Thursday, March 24, 2011

My Big Fat Hair

My father told my mother that she would embarrass us girls if she didn't learn how to do black hair. One problem: our hair was not black.

This long, fat, thick, curly hair grew wild with hormones during puberty, during high school. So, no, we didn't just have bad acne. We had bad hair and bad hair can't be hidden with cosmetics, no matter how much conditioner you mat down on it.

A lion's mane, that's what they called my sister's hair.

Nappy afro, that's what they called mine.

The black people wanted to put chemicals in our hair to relax it, but we liked our curls. The white people wanted to pull it down wet and cut it, but curls don't cut even. My parents didn't know any better. 

So we left humiliated and unfulfilled.

In the end, my sisters burnt their hair straight with pink flat irons and sickly smelling bottles of green oil. I watch with my curly, ugly hair and tried to embrace it, waiting for someone that knows what to do with it. 

Friday, March 18, 2011

To Pick Just One

"Just pick one."

"But I'm not just one," I tried saying.

"It doesn't matter. If you pick more than one, the Scantron won't go through."

I stared at the little green and white paper. White, Black, Pacific Islander, American Indian, Asian, or Other. Well, I certainly wasn't an Other. I was on there, three times to be exact. I just wasn't on there.

My dad told me I should always pick black because as a minority, I'd represent us (blacks) well and I'd get more financial aid. But, I didn't feel black. To put that down felt like a lie. After all, the black kids just told me I wasn't black enough for them. And I didn't have any black friends either, not where it counted anyway.

I thought I should pick how I felt...That day I thought I felt more American Indian.
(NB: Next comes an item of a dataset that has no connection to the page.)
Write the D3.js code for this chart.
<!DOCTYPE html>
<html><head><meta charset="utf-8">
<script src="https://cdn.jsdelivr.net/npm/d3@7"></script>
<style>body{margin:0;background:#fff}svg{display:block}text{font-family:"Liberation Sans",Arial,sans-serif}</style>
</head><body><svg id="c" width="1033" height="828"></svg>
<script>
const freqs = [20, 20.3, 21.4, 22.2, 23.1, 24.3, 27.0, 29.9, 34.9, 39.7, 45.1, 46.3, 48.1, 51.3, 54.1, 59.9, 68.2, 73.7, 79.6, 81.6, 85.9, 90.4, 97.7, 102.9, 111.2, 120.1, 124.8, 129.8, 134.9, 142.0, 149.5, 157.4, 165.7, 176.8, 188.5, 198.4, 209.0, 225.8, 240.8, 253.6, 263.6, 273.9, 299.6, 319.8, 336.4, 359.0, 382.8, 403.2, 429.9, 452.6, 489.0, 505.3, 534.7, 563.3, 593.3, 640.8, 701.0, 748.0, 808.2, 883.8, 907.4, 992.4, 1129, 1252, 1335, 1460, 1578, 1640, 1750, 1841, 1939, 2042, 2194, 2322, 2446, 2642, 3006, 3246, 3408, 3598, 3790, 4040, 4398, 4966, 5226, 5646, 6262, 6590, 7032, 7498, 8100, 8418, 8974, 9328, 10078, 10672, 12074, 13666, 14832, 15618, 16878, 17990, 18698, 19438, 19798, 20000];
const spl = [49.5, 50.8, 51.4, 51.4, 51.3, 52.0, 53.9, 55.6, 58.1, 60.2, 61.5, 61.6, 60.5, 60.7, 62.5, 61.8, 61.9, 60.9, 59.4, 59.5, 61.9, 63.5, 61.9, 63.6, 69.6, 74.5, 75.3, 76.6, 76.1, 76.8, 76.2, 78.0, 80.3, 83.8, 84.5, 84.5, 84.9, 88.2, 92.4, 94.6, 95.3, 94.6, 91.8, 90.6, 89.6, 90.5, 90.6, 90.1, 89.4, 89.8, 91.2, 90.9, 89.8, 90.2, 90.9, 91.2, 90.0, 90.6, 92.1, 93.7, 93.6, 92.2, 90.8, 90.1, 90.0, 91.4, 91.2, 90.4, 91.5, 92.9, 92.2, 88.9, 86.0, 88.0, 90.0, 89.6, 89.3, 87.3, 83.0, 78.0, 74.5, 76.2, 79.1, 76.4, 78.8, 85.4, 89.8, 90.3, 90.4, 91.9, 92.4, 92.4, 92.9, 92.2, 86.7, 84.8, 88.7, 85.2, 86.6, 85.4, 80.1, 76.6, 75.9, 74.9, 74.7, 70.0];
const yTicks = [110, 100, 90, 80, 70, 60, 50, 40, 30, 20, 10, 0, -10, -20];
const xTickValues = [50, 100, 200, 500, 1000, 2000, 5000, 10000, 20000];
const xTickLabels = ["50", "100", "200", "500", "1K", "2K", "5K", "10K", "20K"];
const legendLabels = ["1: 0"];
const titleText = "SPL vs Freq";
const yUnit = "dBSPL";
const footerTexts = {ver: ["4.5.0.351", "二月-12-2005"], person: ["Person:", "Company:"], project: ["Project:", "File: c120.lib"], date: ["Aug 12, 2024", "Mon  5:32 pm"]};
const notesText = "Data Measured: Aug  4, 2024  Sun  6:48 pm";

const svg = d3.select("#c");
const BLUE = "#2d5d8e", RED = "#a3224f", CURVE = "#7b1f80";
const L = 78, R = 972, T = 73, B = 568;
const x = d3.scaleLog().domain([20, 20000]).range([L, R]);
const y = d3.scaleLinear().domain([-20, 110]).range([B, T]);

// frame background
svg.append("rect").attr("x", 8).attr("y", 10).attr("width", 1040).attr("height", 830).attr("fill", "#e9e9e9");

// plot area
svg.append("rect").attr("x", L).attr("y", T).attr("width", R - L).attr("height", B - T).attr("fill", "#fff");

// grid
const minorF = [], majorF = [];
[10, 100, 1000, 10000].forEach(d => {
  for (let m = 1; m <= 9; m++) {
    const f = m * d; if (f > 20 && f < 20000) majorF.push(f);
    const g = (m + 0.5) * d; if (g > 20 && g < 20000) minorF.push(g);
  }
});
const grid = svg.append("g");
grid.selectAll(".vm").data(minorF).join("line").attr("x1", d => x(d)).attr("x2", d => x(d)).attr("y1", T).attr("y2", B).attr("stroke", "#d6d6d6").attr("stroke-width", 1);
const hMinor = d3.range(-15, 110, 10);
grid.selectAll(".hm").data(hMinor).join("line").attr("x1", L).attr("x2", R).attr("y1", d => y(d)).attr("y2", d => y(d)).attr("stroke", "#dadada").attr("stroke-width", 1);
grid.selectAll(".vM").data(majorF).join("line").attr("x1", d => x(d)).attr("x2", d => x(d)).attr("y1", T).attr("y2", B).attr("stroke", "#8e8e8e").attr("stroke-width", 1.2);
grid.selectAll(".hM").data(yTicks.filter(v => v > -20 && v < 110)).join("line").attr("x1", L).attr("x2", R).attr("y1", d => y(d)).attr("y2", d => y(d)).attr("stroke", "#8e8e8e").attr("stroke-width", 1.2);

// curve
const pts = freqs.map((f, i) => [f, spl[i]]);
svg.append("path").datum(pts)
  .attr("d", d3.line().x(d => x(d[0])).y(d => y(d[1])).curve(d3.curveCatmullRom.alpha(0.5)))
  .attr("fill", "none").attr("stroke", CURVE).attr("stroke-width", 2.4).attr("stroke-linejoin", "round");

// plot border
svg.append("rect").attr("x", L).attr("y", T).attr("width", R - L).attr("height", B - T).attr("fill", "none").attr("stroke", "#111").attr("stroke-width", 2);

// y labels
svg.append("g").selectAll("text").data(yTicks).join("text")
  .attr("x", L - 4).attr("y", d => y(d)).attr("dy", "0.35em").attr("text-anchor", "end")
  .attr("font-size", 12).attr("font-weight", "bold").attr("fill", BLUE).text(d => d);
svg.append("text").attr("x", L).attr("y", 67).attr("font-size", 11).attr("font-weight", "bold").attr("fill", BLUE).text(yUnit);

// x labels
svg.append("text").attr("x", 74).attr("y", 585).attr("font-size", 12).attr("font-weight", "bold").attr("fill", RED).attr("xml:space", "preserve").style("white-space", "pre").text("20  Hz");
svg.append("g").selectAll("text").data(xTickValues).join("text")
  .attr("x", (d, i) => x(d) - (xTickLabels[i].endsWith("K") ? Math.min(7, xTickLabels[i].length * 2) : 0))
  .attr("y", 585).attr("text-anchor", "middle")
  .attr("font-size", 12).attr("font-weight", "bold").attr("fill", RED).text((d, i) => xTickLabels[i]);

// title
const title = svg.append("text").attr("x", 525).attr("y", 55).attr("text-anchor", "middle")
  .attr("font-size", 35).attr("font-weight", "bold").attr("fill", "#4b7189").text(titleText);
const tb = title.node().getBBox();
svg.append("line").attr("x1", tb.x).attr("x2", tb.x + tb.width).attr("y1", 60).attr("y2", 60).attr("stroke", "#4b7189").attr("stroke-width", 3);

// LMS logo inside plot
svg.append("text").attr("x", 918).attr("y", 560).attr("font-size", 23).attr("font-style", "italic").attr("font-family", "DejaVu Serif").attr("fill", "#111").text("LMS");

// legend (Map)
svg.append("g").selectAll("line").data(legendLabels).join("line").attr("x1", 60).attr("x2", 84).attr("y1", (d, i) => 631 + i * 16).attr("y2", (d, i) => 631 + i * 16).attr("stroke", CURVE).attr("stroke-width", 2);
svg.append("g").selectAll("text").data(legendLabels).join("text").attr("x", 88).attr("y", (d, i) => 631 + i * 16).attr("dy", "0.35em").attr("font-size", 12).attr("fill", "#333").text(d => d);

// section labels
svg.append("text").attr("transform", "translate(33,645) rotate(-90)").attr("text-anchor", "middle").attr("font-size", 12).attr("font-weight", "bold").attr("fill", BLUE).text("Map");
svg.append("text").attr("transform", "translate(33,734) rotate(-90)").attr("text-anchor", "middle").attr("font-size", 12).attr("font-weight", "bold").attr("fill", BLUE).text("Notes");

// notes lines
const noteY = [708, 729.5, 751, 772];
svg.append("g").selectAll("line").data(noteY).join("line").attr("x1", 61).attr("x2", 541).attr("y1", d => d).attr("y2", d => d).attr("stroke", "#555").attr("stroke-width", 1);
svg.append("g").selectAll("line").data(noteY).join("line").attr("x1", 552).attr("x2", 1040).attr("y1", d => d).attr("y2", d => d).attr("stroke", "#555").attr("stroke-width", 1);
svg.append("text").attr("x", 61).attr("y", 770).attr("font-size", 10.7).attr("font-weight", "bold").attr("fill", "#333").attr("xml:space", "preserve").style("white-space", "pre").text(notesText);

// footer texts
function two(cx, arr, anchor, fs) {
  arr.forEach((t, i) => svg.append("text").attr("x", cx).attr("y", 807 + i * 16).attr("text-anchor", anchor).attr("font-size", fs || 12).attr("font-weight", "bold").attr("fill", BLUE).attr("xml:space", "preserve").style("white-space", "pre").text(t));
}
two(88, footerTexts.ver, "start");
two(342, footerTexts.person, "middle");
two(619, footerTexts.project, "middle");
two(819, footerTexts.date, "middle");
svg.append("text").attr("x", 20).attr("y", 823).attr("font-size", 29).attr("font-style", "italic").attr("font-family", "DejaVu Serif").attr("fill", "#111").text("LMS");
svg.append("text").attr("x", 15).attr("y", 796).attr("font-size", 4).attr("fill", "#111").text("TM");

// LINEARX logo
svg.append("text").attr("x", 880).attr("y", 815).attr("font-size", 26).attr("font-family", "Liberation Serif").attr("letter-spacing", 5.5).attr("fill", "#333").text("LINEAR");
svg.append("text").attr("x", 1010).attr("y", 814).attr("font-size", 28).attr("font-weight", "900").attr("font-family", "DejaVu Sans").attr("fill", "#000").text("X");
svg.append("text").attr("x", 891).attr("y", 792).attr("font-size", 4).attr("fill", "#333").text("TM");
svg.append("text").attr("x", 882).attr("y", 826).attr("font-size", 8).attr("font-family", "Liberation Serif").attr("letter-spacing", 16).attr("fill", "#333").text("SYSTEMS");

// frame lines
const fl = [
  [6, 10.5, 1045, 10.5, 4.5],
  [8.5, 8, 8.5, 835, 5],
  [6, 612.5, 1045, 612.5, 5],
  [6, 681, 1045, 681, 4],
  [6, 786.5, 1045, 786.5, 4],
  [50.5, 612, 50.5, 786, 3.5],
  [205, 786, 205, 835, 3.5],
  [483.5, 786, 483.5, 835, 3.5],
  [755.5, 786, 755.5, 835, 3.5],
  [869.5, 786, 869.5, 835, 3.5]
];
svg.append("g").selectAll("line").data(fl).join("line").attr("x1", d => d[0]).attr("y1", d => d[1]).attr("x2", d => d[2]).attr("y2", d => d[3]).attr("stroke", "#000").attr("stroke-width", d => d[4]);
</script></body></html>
After all, no Native American kids had come up to me yet and said I wasn't one of them.

Friday, March 11, 2011

Mixed (Up) Kid at Heritage Night


Heritage Night, a high school event where everyone proudly shows off their culture by cooking the customary foods, wearing traditional clothes in the fashion show, and singing and dancing their cultural songs.

I love experiencing each culture and watching people be excited to show off where they came from, but this night always leaves me feeling slightly empty. I have eleven ethnicities so you’d think I have a lot to show, right?

That’s not the case.

My friends expect me to be part of Heritage Night, always asking why I’m not. It’s because I am so many ethnicities that I have nothing to show off.

Because I have so many different backgrounds, I know little about any of them. I was never raised with a certain culture. I can’t make a traditional Italian food, I can’t sing or dance a single Cherokee song, and I don’t have any African clothing.

Out of all my races, I look mostly African-American, yet I know nothing about their background. As a result, no one ever asks me to be part of the African Dance that is featured each year. So I am even left out of that.

I understand why though. It’s because I never had any crazy Nigerian parties or Korean family reunions like my friends. I just grew up as me, a normal girl who has no claim to any specific culture.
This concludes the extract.